| The task |
Copy the records below exactly, leaving out any pictures.

| Rows |
● ● ● ● ●

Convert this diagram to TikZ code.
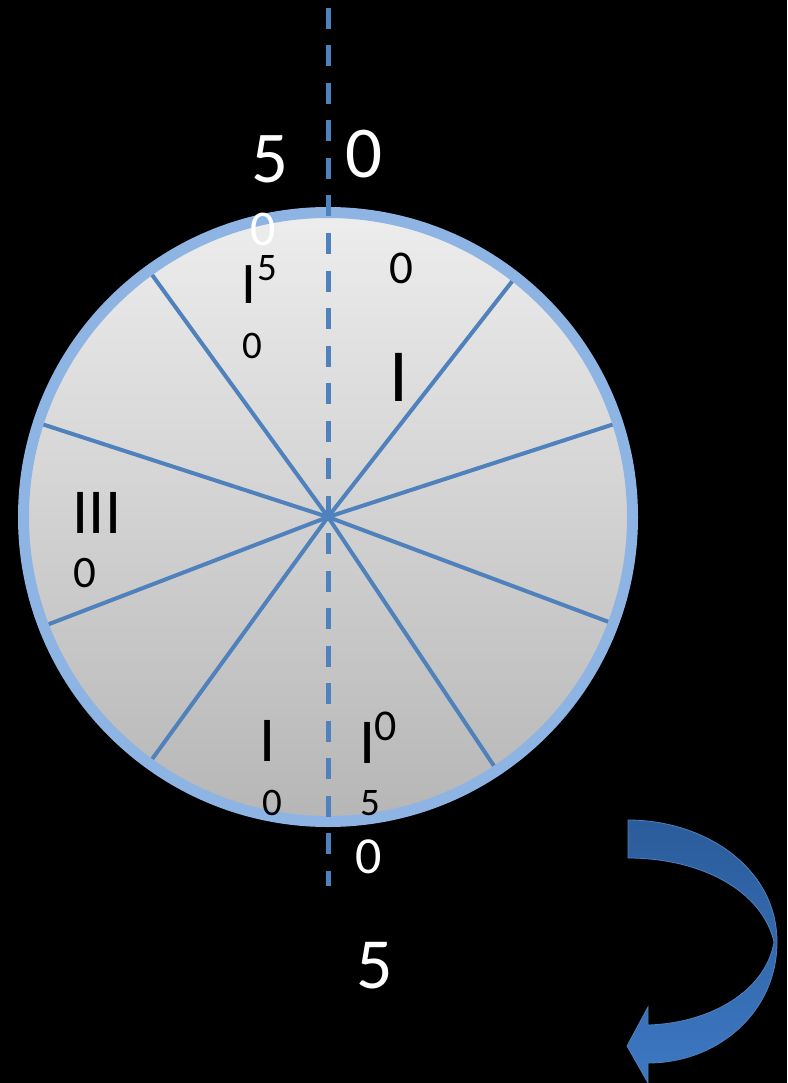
\documentclass[tikz,border=0pt]{standalone}
\usepackage{fontspec}
\setmainfont{Carlito}
\definecolor{rimblue}{HTML}{8DB4E3}
\definecolor{spokeblue}{HTML}{4F81BD}
\definecolor{arrowdark}{HTML}{2B5C9B}
\definecolor{arrowlight}{HTML}{3D78C2}
\definecolor{disctop}{HTML}{EDEDED}
\definecolor{discbot}{HTML}{B6B6B6}
\tikzset{
  lbl/.style={anchor=base, inner sep=0pt, text=#1},
  spoke/.style={draw=spokeblue, line width=4pt},
  axis/.style={draw=spokeblue, line width=5pt, dash pattern=on 21pt off 16.5pt},
}
\newcommand{\fs}[1]{\fontsize{#1}{#1}\selectfont}
\begin{document}
\begin{tikzpicture}[x=1pt,y=-1pt]
\fill[black] (0,0) rectangle (787,1083);
\useasboundingbox (0,0) rectangle (787,1083);
\coordinate (c) at (328,517);
% disc
\shade[top color=disctop, bottom color=discbot] (c) circle (305);
% spokes
\foreach \a in {52,126,162,18,201,-20.5,234,-56.3}
  \draw[spoke] (c) -- ++(-\a:302);
\draw[draw=rimblue, line width=11pt] (c) circle (304.5);
% axis
\coordinate (atop) at (328,8);
\coordinate (abot) at (328,886);
\draw[axis] (atop) -- (abot);
% labels
\node[lbl=white] (t5) at (270,183) {\fs{73}5};
\node[lbl=white] (t0) at (364,178) {\fs{73}0};
\node[lbl=white] (t0b) at (263,246) {\fs{50}0};
\node[lbl=black] (i1) at (248.5,303) {\fs{59}I};
\node[lbl=black] (s5) at (267,280) {\fs{39}5};
\node[lbl=black] (s0) at (252,358) {\fs{39}0};
\node[lbl=black] (r0) at (401,283) {\fs{47}0};
\node[lbl=black] (i2) at (398.5,401) {\fs{75}I};
\node[lbl=black] (i3) at (97,533) {\fs{64}III};
\node[lbl=black] (l0) at (85,587) {\fs{45}0};
\node[lbl=black] (i4) at (268,761) {\fs{64}I};
\node[lbl=black] (b0) at (272,815) {\fs{39}0};
\node[lbl=black] (i5) at (367.5,763) {\fs{64}I};
\node[lbl=black] (bs0) at (386,740) {\fs{44}0};
\node[lbl=black] (b5) at (370,815) {\fs{39}5};
\node[lbl=white] (w0) at (369,873) {\fs{52}0};
\node[lbl=white] (w5) at (375,988) {\fs{72}5};
% curved arrow
\shade[top color=arrowdark, bottom color=arrowlight, draw=spokeblue, line width=0.8pt]
  (628,820) .. controls (705,820) and (777,868) .. (777,942)
  .. controls (777,1012) and (718,1063) .. (648,1063)
  -- (648,1083) -- (627,1046) -- (648,1007) -- (648,1025)
  .. controls (712,1023) and (766,990) .. (774,942)
  .. controls (762,890) and (700,858) .. (628,858) -- cycle;
\end{tikzpicture}
\end{document}
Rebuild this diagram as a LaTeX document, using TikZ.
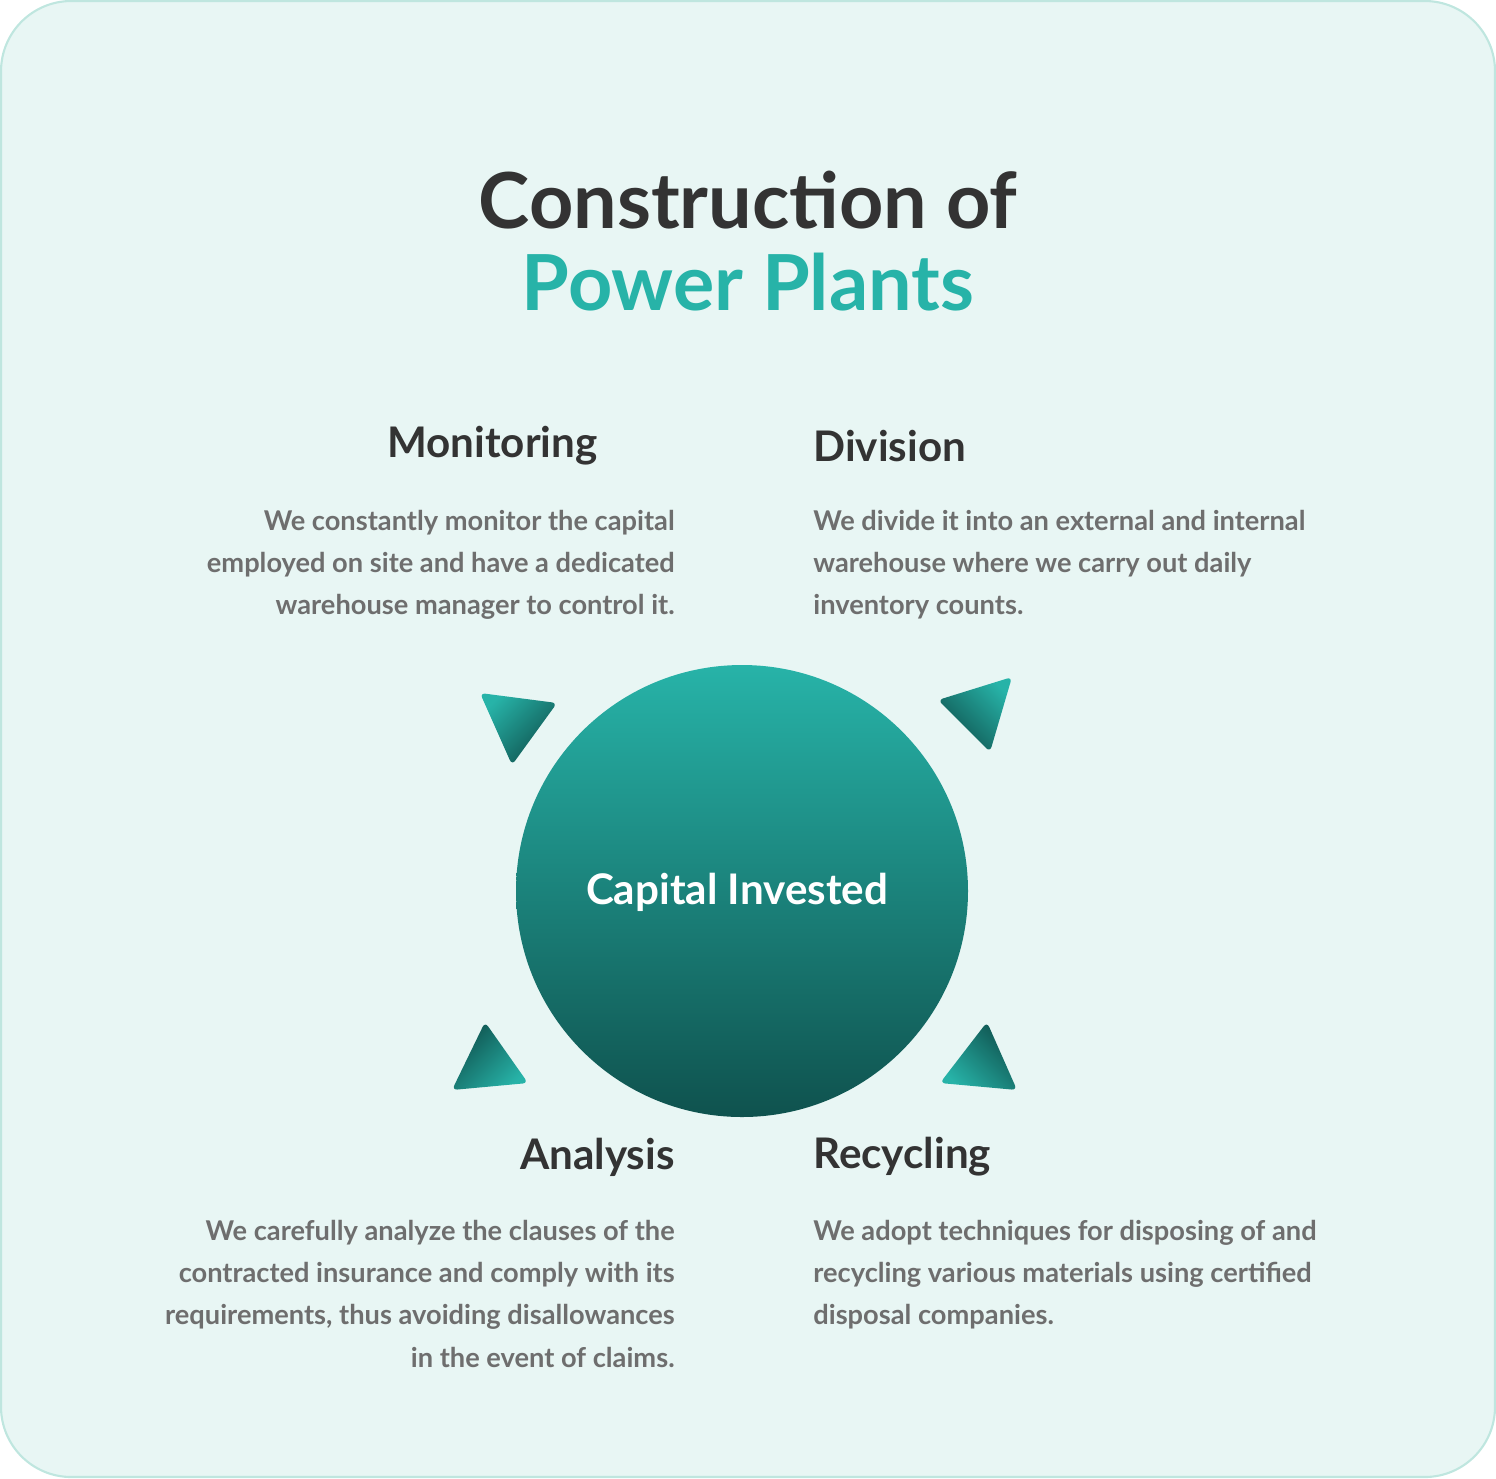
\documentclass[tikz,border=0pt]{standalone}
\usepackage{fontspec}
\setmainfont{Lato}
\usetikzlibrary{shapes.geometric}
\definecolor{bg}{HTML}{E8F6F4}
\definecolor{bd}{HTML}{BFE6DF}
\definecolor{tl}{HTML}{27B3A8}
\definecolor{dk}{HTML}{0F524E}
\definecolor{tx}{HTML}{333333}
\definecolor{gr}{HTML}{6E6E6E}
\tikzset{
 head/.style={font=\fontsize{24}{28}\selectfont\bfseries, text=tx, inner sep=0},
 body/.style={font=\fontsize{15.5}{24}\selectfont\bfseries, text=gr, inner sep=0, align=#1},
 tri/.style={rounded corners=3pt, top color=tl, bottom color=dk, draw=none}
}
\begin{document}
\begin{tikzpicture}[x=0.02cm,y=-0.02cm]
\useasboundingbox (0,0) rectangle (1496,1478);
\draw[bd, fill=bg, line width=1.2pt, rounded corners=40pt] (1,1) rectangle (1495,1477);
\node[inner sep=0, font=\fontsize{44}{50}\selectfont\bfseries, text=tx] (t1) at (748,200) {Construction of};
\node[inner sep=0, font=\fontsize{44}{50}\selectfont\bfseries, text=tl] (t2) at (748,282) {Power Plants};
\node[circle, minimum size=452*0.02cm, shading=axis, top color=tl, bottom color=dk, inner sep=0] (c) at (742,891) {};
\node[text=white, font=\fontsize{24}{28}\selectfont\bfseries, inner sep=0] (ct) at (737,892) {Capital Invested};
\path[tri, shading angle=45] (480,693) -- (557,703) -- (512,765) -- cycle;
\path[tri, shading angle=-45] (1012,677) -- (938,700) -- (990,752) -- cycle;
\path[tri, shading angle=-135] (485,1022) -- (452,1090) -- (528,1083) -- cycle;
\path[tri, shading angle=135] (987,1022) -- (940,1083) -- (1017,1090) -- cycle;
\node[head, anchor=east] (h1) at (598,446) {Monitoring};
\node[head, anchor=west] (h2) at (813,446) {Division};
\node[head, anchor=east] (h3) at (675,1157) {Analysis};
\node[head, anchor=west] (h4) at (813,1157) {Recycling};
\node[body=right, anchor=north east] (b1) at (675,510) {We constantly monitor the capital\\employed on site and have a dedicated\\warehouse manager to control it.};
\node[body=left, anchor=north west] (b2) at (813,510) {We divide it into an external and internal\\warehouse where we carry out daily\\inventory counts.};
\node[body=right, anchor=north east] (b3) at (675,1220) {We carefully analyze the clauses of the\\contracted insurance and comply with its\\requirements, thus avoiding disallowances\\in the event of claims.};
\node[body=left, anchor=north west] (b4) at (813,1220) {We adopt techniques for disposing of and\\recycling various materials using certified\\disposal companies.};
\end{tikzpicture}
\end{document}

● ● ● ● ●

| Solution |
Convert this diagram to TikZ code.
\documentclass[tikz,border=0pt]{standalone}
\usepackage{fontspec}
\setmainfont{Carlito}
\definecolor{rimblue}{HTML}{8DB4E3}
\definecolor{spokeblue}{HTML}{4F81BD}
\definecolor{arrowdark}{HTML}{2B5C9B}
\definecolor{arrowlight}{HTML}{3D78C2}
\definecolor{disctop}{HTML}{EDEDED}
\definecolor{discbot}{HTML}{B6B6B6}
\tikzset{
  lbl/.style={anchor=base, inner sep=0pt, text=#1},
  spoke/.style={draw=spokeblue, line width=4pt},
  axis/.style={draw=spokeblue, line width=5pt, dash pattern=on 21pt off 16.5pt},
}
\newcommand{\fs}[1]{\fontsize{#1}{#1}\selectfont}
\begin{document}
\begin{tikzpicture}[x=1pt,y=-1pt]
\fill[black] (0,0) rectangle (787,1083);
\useasboundingbox (0,0) rectangle (787,1083);
\coordinate (c) at (328,517);
% disc
\shade[top color=disctop, bottom color=discbot] (c) circle (305);
% spokes
\foreach \a in {52,126,162,18,201,-20.5,234,-56.3}
  \draw[spoke] (c) -- ++(-\a:302);
\draw[draw=rimblue, line width=11pt] (c) circle (304.5);
% axis
\coordinate (atop) at (328,8);
\coordinate (abot) at (328,886);
\draw[axis] (atop) -- (abot);
% labels
\node[lbl=white] (t5) at (270,183) {\fs{73}5};
\node[lbl=white] (t0) at (364,178) {\fs{73}0};
\node[lbl=white] (t0b) at (263,246) {\fs{50}0};
\node[lbl=black] (i1) at (248.5,303) {\fs{59}I};
\node[lbl=black] (s5) at (267,280) {\fs{39}5};
\node[lbl=black] (s0) at (252,358) {\fs{39}0};
\node[lbl=black] (r0) at (401,283) {\fs{47}0};
\node[lbl=black] (i2) at (398.5,401) {\fs{75}I};
\node[lbl=black] (i3) at (97,533) {\fs{64}III};
\node[lbl=black] (l0) at (85,587) {\fs{45}0};
\node[lbl=black] (i4) at (268,761) {\fs{64}I};
\node[lbl=black] (b0) at (272,815) {\fs{39}0};
\node[lbl=black] (i5) at (367.5,763) {\fs{64}I};
\node[lbl=black] (bs0) at (386,740) {\fs{44}0};
\node[lbl=black] (b5) at (370,815) {\fs{39}5};
\node[lbl=white] (w0) at (369,873) {\fs{52}0};
\node[lbl=white] (w5) at (375,988) {\fs{72}5};
% curved arrow
\shade[top color=arrowdark, bottom color=arrowlight, draw=spokeblue, line width=0.8pt]
  (628,820) .. controls (705,820) and (777,868) .. (777,942)
  .. controls (777,1012) and (718,1063) .. (648,1063)
  -- (648,1083) -- (627,1046) -- (648,1007) -- (648,1025)
  .. controls (712,1023) and (766,990) .. (774,942)
  .. controls (762,890) and (700,858) .. (628,858) -- cycle;
\end{tikzpicture}
\end{document}
Rebuild this diagram as a LaTeX document, using TikZ.
\documentclass[tikz,border=0pt]{standalone}
\usepackage{fontspec}
\setmainfont{Lato}
\usetikzlibrary{shapes.geometric}
\definecolor{bg}{HTML}{E8F6F4}
\definecolor{bd}{HTML}{BFE6DF}
\definecolor{tl}{HTML}{27B3A8}
\definecolor{dk}{HTML}{0F524E}
\definecolor{tx}{HTML}{333333}
\definecolor{gr}{HTML}{6E6E6E}
\tikzset{
 head/.style={font=\fontsize{24}{28}\selectfont\bfseries, text=tx, inner sep=0},
 body/.style={font=\fontsize{15.5}{24}\selectfont\bfseries, text=gr, inner sep=0, align=#1},
 tri/.style={rounded corners=3pt, top color=tl, bottom color=dk, draw=none}
}
\begin{document}
\begin{tikzpicture}[x=0.02cm,y=-0.02cm]
\useasboundingbox (0,0) rectangle (1496,1478);
\draw[bd, fill=bg, line width=1.2pt, rounded corners=40pt] (1,1) rectangle (1495,1477);
\node[inner sep=0, font=\fontsize{44}{50}\selectfont\bfseries, text=tx] (t1) at (748,200) {Construction of};
\node[inner sep=0, font=\fontsize{44}{50}\selectfont\bfseries, text=tl] (t2) at (748,282) {Power Plants};
\node[circle, minimum size=452*0.02cm, shading=axis, top color=tl, bottom color=dk, inner sep=0] (c) at (742,891) {};
\node[text=white, font=\fontsize{24}{28}\selectfont\bfseries, inner sep=0] (ct) at (737,892) {Capital Invested};
\path[tri, shading angle=45] (480,693) -- (557,703) -- (512,765) -- cycle;
\path[tri, shading angle=-45] (1012,677) -- (938,700) -- (990,752) -- cycle;
\path[tri, shading angle=-135] (485,1022) -- (452,1090) -- (528,1083) -- cycle;
\path[tri, shading angle=135] (987,1022) -- (940,1083) -- (1017,1090) -- cycle;
\node[head, anchor=east] (h1) at (598,446) {Monitoring};
\node[head, anchor=west] (h2) at (813,446) {Division};
\node[head, anchor=east] (h3) at (675,1157) {Analysis};
\node[head, anchor=west] (h4) at (813,1157) {Recycling};
\node[body=right, anchor=north east] (b1) at (675,510) {We constantly monitor the capital\\employed on site and have a dedicated\\warehouse manager to control it.};
\node[body=left, anchor=north west] (b2) at (813,510) {We divide it into an external and internal\\warehouse where we carry out daily\\inventory counts.};
\node[body=right, anchor=north east] (b3) at (675,1220) {We carefully analyze the clauses of the\\contracted insurance and comply with its\\requirements, thus avoiding disallowances\\in the event of claims.};
\node[body=left, anchor=north west] (b4) at (813,1220) {We adopt techniques for disposing of and\\recycling various materials using certified\\disposal companies.};
\end{tikzpicture}
\end{document}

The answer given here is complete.